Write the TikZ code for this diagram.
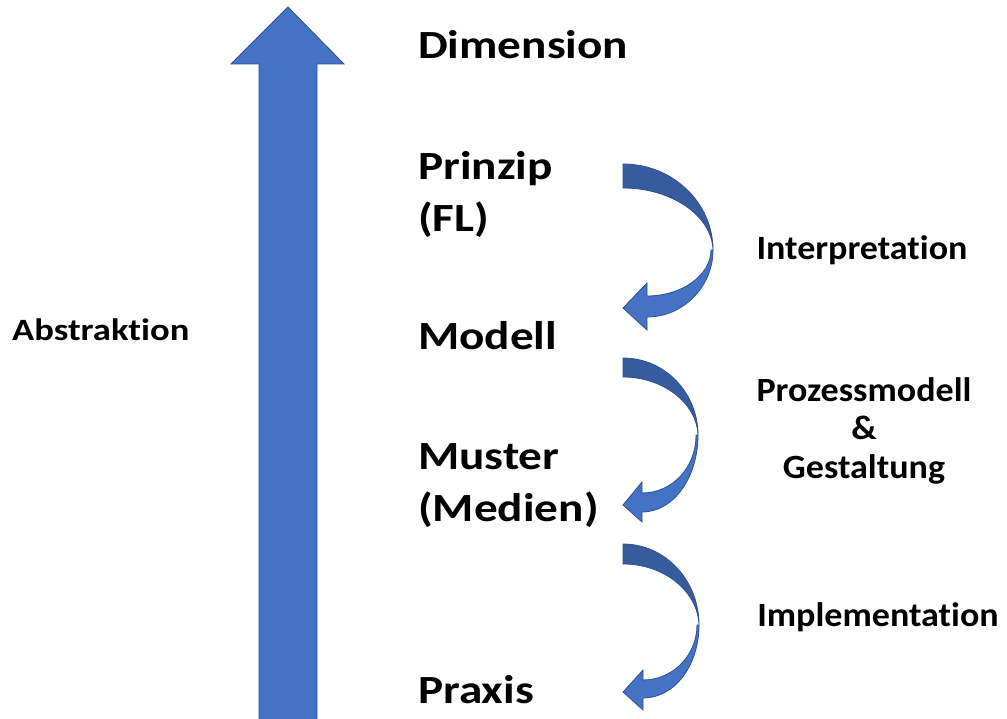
\documentclass[tikz,border=0pt]{standalone}
\usepackage{fontspec}
\setmainfont{Carlito}[Ligatures=NoCommon]
\begin{document}
\begin{tikzpicture}[x=1pt,y=-1pt,
  level/.style={anchor=base west,inner sep=0pt,xscale=1.18,transform shape,font=\fontsize{40}{48}\selectfont\bfseries},
  side/.style={anchor=base,inner sep=0pt,align=center,xscale=1.06,transform shape,font=\fontsize{34}{38.5}\selectfont\bfseries},
  bigarrow/.style={fill=arrowblue,draw=arrowedge,line width=0.8pt,line join=miter},
  bandback/.style={fill=arrowdark,draw=arrowedge,line width=0.8pt},
  bandfront/.style={fill=arrowblue,draw=arrowedge,line width=0.8pt,line join=miter}]
\definecolor{arrowblue}{HTML}{4472C4}
\definecolor{arrowdark}{HTML}{375C9E}
\definecolor{arrowedge}{HTML}{2F528F}
\useasboundingbox (0,0) rectangle (1007,719);

% upward abstraction arrow
\draw[bigarrow] (259,720) -- (259,64) -- (231,64) -- (288,7) -- (344,64) -- (317,64) -- (317,720);

% level labels
\node[level] (dim) at (418,59) {Dimension};
\node[level] (prin) at (418,180) {Prinzip};
\node[level] (fl) at (418,232) {(FL)};
\node[level] (mod) at (418,350) {Modell};
\node[level] (must) at (418,469) {Muster};
\node[level] (med) at (418,521) {(Medien)};
\node[level] (prax) at (418,703) {Praxis};

\node[anchor=base west,inner sep=0pt,xscale=1.18,transform shape,font=\fontsize{31}{36}\selectfont\bfseries] (abs) at (12,341) {Abstraktion};

% transition labels
\node[side] (interp) at (862,260) {Interpretation};
\node[side] (proz) at (864,478) {Prozessmodell\\\&\\Gestaltung};
\node[side] (impl) at (878,626) {Implementation};

% curved arrow: Prinzip -> Modell
\fill[bandback] (623,164) .. controls (673,164) and (713,203) .. (713,250)
  .. controls (712,216) and (672,188) .. (623,188) -- cycle;
\fill[bandfront] (713,250) .. controls (713,287) and (683,317) .. (647,317)
  -- (647,330) -- (623,308) -- (647,283) -- (647,296)
  .. controls (682,296) and (711,275) .. (711,250) -- cycle;

% curved arrow: Modell -> Muster
\fill[bandback] (623,358) .. controls (665,358) and (698,393) .. (698,435)
  .. controls (697,404) and (664,377) .. (623,377) -- cycle;
\fill[bandfront] (698,435) .. controls (698,477) and (674,512) .. (642,512)
  -- (642,522) -- (623,505) -- (642,482) -- (642,493)
  .. controls (672,493) and (696,468) .. (696,435) -- cycle;

% curved arrow: Muster -> Praxis
\fill[bandback] (623,544) .. controls (665,544) and (699,580) .. (699,625)
  .. controls (698,592) and (665,564) .. (623,564) -- cycle;
\fill[bandfront] (699,625) .. controls (699,665) and (675,698) .. (643,698)
  -- (643,710) -- (623,692) -- (643,670) -- (643,680)
  .. controls (673,680) and (697,655) .. (697,625) -- cycle;
\end{tikzpicture}
\end{document}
########
- **Exercise details**
All of the material above needs to be restated exactly, with no pictures.

- **Full output**
Write the TikZ code for this diagram.
\documentclass[tikz,border=0pt]{standalone}
\usepackage{fontspec}
\setmainfont{Carlito}[Ligatures=NoCommon]
\begin{document}
\begin{tikzpicture}[x=1pt,y=-1pt,
  level/.style={anchor=base west,inner sep=0pt,xscale=1.18,transform shape,font=\fontsize{40}{48}\selectfont\bfseries},
  side/.style={anchor=base,inner sep=0pt,align=center,xscale=1.06,transform shape,font=\fontsize{34}{38.5}\selectfont\bfseries},
  bigarrow/.style={fill=arrowblue,draw=arrowedge,line width=0.8pt,line join=miter},
  bandback/.style={fill=arrowdark,draw=arrowedge,line width=0.8pt},
  bandfront/.style={fill=arrowblue,draw=arrowedge,line width=0.8pt,line join=miter}]
\definecolor{arrowblue}{HTML}{4472C4}
\definecolor{arrowdark}{HTML}{375C9E}
\definecolor{arrowedge}{HTML}{2F528F}
\useasboundingbox (0,0) rectangle (1007,719);

% upward abstraction arrow
\draw[bigarrow] (259,720) -- (259,64) -- (231,64) -- (288,7) -- (344,64) -- (317,64) -- (317,720);

% level labels
\node[level] (dim) at (418,59) {Dimension};
\node[level] (prin) at (418,180) {Prinzip};
\node[level] (fl) at (418,232) {(FL)};
\node[level] (mod) at (418,350) {Modell};
\node[level] (must) at (418,469) {Muster};
\node[level] (med) at (418,521) {(Medien)};
\node[level] (prax) at (418,703) {Praxis};

\node[anchor=base west,inner sep=0pt,xscale=1.18,transform shape,font=\fontsize{31}{36}\selectfont\bfseries] (abs) at (12,341) {Abstraktion};

% transition labels
\node[side] (interp) at (862,260) {Interpretation};
\node[side] (proz) at (864,478) {Prozessmodell\\\&\\Gestaltung};
\node[side] (impl) at (878,626) {Implementation};

% curved arrow: Prinzip -> Modell
\fill[bandback] (623,164) .. controls (673,164) and (713,203) .. (713,250)
  .. controls (712,216) and (672,188) .. (623,188) -- cycle;
\fill[bandfront] (713,250) .. controls (713,287) and (683,317) .. (647,317)
  -- (647,330) -- (623,308) -- (647,283) -- (647,296)
  .. controls (682,296) and (711,275) .. (711,250) -- cycle;

% curved arrow: Modell -> Muster
\fill[bandback] (623,358) .. controls (665,358) and (698,393) .. (698,435)
  .. controls (697,404) and (664,377) .. (623,377) -- cycle;
\fill[bandfront] (698,435) .. controls (698,477) and (674,512) .. (642,512)
  -- (642,522) -- (623,505) -- (642,482) -- (642,493)
  .. controls (672,493) and (696,468) .. (696,435) -- cycle;

% curved arrow: Muster -> Praxis
\fill[bandback] (623,544) .. controls (665,544) and (699,580) .. (699,625)
  .. controls (698,592) and (665,564) .. (623,564) -- cycle;
\fill[bandfront] (699,625) .. controls (699,665) and (675,698) .. (643,698)
  -- (643,710) -- (623,692) -- (643,670) -- (643,680)
  .. controls (673,680) and (697,655) .. (697,625) -- cycle;
\end{tikzpicture}
\end{document}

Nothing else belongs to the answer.